Objective:
Among the entries below, copy only the span from the line containing "What TikZ code" through the line containing "fill=darknode] (S2b) at". Do so exactly, and skip the pictures.

>> start Provided records

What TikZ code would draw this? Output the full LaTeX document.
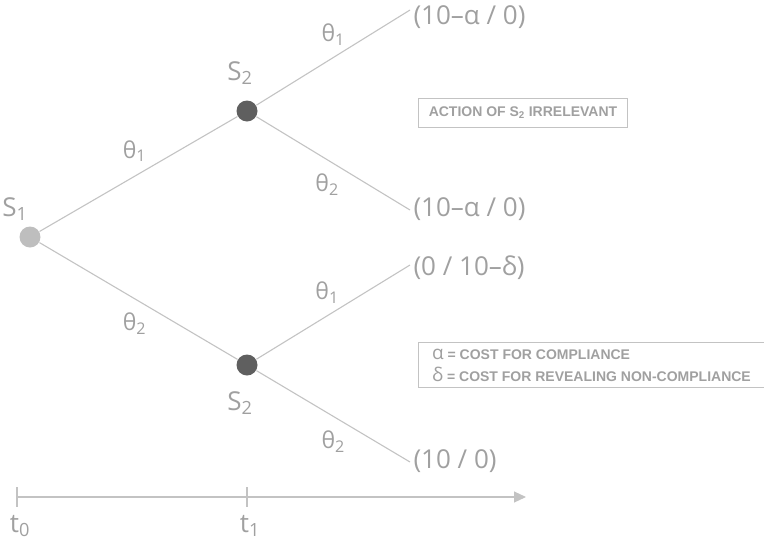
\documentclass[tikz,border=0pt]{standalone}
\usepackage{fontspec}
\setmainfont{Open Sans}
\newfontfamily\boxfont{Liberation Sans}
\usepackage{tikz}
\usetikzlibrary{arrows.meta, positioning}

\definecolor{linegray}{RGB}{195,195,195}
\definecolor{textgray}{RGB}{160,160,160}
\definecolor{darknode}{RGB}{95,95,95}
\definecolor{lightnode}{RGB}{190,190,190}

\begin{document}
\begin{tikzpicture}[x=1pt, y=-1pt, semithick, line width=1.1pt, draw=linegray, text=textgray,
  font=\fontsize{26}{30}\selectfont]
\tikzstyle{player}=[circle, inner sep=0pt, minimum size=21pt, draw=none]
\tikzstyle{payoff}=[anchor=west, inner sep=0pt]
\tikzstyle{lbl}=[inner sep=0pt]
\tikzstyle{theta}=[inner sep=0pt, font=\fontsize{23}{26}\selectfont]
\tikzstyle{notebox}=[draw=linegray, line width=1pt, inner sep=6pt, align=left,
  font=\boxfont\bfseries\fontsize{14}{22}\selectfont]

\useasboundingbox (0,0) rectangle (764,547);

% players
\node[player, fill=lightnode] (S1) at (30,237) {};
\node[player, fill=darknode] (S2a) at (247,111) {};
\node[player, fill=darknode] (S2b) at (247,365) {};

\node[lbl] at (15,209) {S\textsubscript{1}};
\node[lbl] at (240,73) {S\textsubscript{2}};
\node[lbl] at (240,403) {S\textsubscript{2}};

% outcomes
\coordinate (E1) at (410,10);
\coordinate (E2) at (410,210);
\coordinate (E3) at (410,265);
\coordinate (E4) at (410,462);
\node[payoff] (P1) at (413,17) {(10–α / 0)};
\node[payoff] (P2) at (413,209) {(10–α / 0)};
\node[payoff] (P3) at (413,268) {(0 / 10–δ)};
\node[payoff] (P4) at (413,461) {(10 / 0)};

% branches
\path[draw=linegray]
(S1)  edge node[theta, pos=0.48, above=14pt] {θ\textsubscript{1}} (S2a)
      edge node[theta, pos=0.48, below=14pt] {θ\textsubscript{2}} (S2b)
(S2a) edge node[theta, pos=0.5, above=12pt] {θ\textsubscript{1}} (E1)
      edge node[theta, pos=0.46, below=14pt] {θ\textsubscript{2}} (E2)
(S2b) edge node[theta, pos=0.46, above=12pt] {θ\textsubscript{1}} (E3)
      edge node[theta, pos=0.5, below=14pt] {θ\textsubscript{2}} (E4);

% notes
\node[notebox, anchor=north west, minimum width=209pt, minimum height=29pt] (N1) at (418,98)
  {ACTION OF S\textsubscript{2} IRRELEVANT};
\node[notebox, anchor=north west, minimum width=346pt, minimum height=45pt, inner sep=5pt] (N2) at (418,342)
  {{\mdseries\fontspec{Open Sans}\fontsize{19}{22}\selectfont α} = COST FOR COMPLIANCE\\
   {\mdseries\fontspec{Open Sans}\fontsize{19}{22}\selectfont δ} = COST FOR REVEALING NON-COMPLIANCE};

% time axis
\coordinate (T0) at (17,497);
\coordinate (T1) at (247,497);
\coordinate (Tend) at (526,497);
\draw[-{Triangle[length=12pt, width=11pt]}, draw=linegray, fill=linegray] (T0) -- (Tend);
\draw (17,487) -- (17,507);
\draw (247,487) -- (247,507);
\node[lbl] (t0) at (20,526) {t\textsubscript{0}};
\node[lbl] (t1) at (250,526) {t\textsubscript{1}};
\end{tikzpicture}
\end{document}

>> end Provided records
>> start Provided records

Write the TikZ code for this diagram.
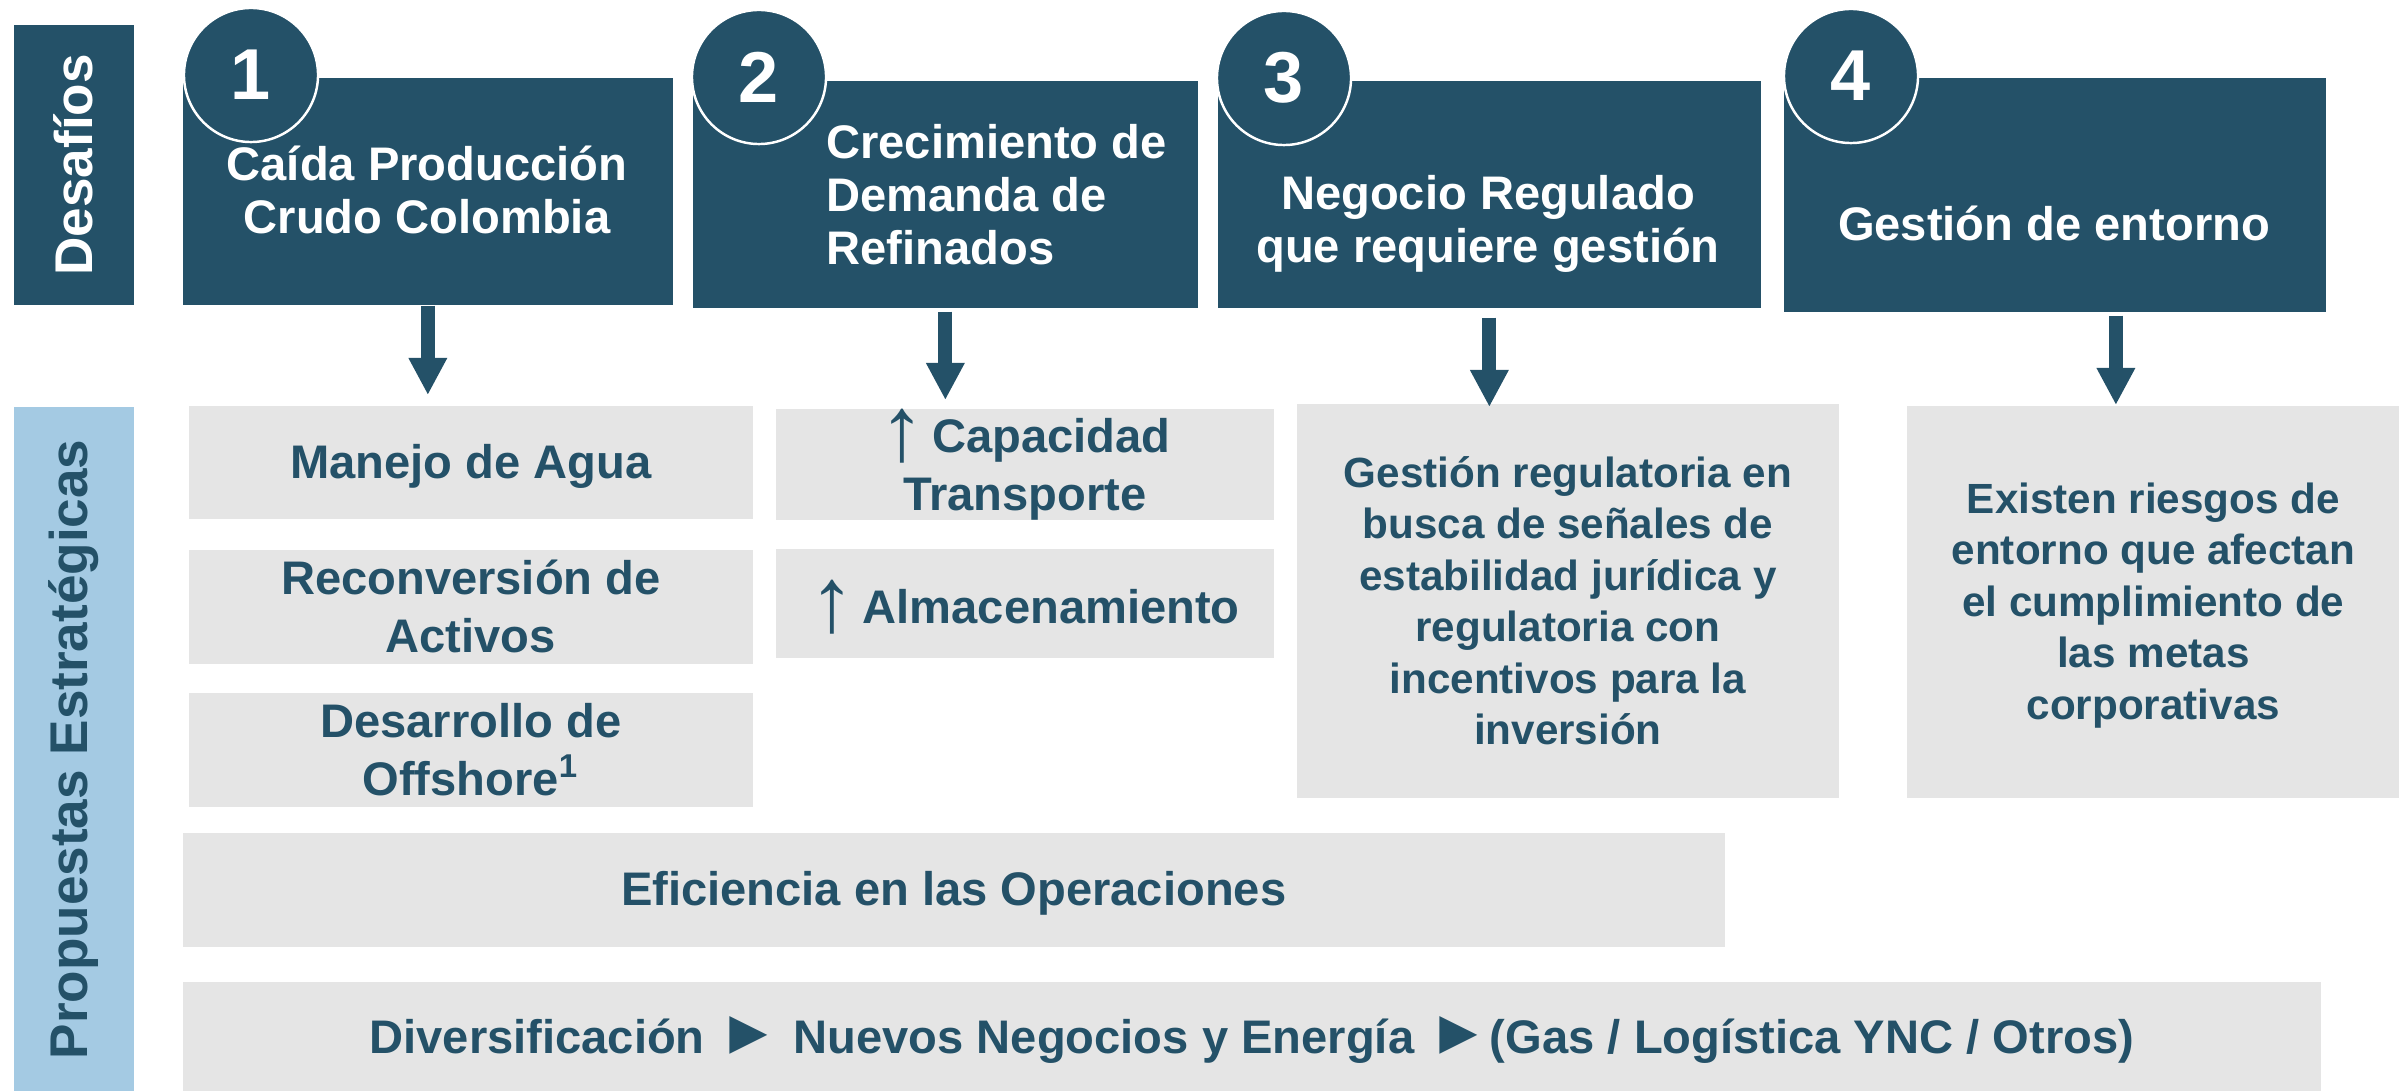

>> end Provided records

Output of the task:
What TikZ code would draw this? Output the full LaTeX document.
\documentclass[tikz,border=0pt]{standalone}
\usepackage{fontspec}
\setmainfont{Open Sans}
\newfontfamily\boxfont{Liberation Sans}
\usepackage{tikz}
\usetikzlibrary{arrows.meta, positioning}

\definecolor{linegray}{RGB}{195,195,195}
\definecolor{textgray}{RGB}{160,160,160}
\definecolor{darknode}{RGB}{95,95,95}
\definecolor{lightnode}{RGB}{190,190,190}

\begin{document}
\begin{tikzpicture}[x=1pt, y=-1pt, semithick, line width=1.1pt, draw=linegray, text=textgray,
  font=\fontsize{26}{30}\selectfont]
\tikzstyle{player}=[circle, inner sep=0pt, minimum size=21pt, draw=none]
\tikzstyle{payoff}=[anchor=west, inner sep=0pt]
\tikzstyle{lbl}=[inner sep=0pt]
\tikzstyle{theta}=[inner sep=0pt, font=\fontsize{23}{26}\selectfont]
\tikzstyle{notebox}=[draw=linegray, line width=1pt, inner sep=6pt, align=left,
  font=\boxfont\bfseries\fontsize{14}{22}\selectfont]

\useasboundingbox (0,0) rectangle (764,547);

% players
\node[player, fill=lightnode] (S1) at (30,237) {};
\node[player, fill=darknode] (S2a) at (247,111) {};
\node[player, fill=darknode] (S2b) at (247,365) {};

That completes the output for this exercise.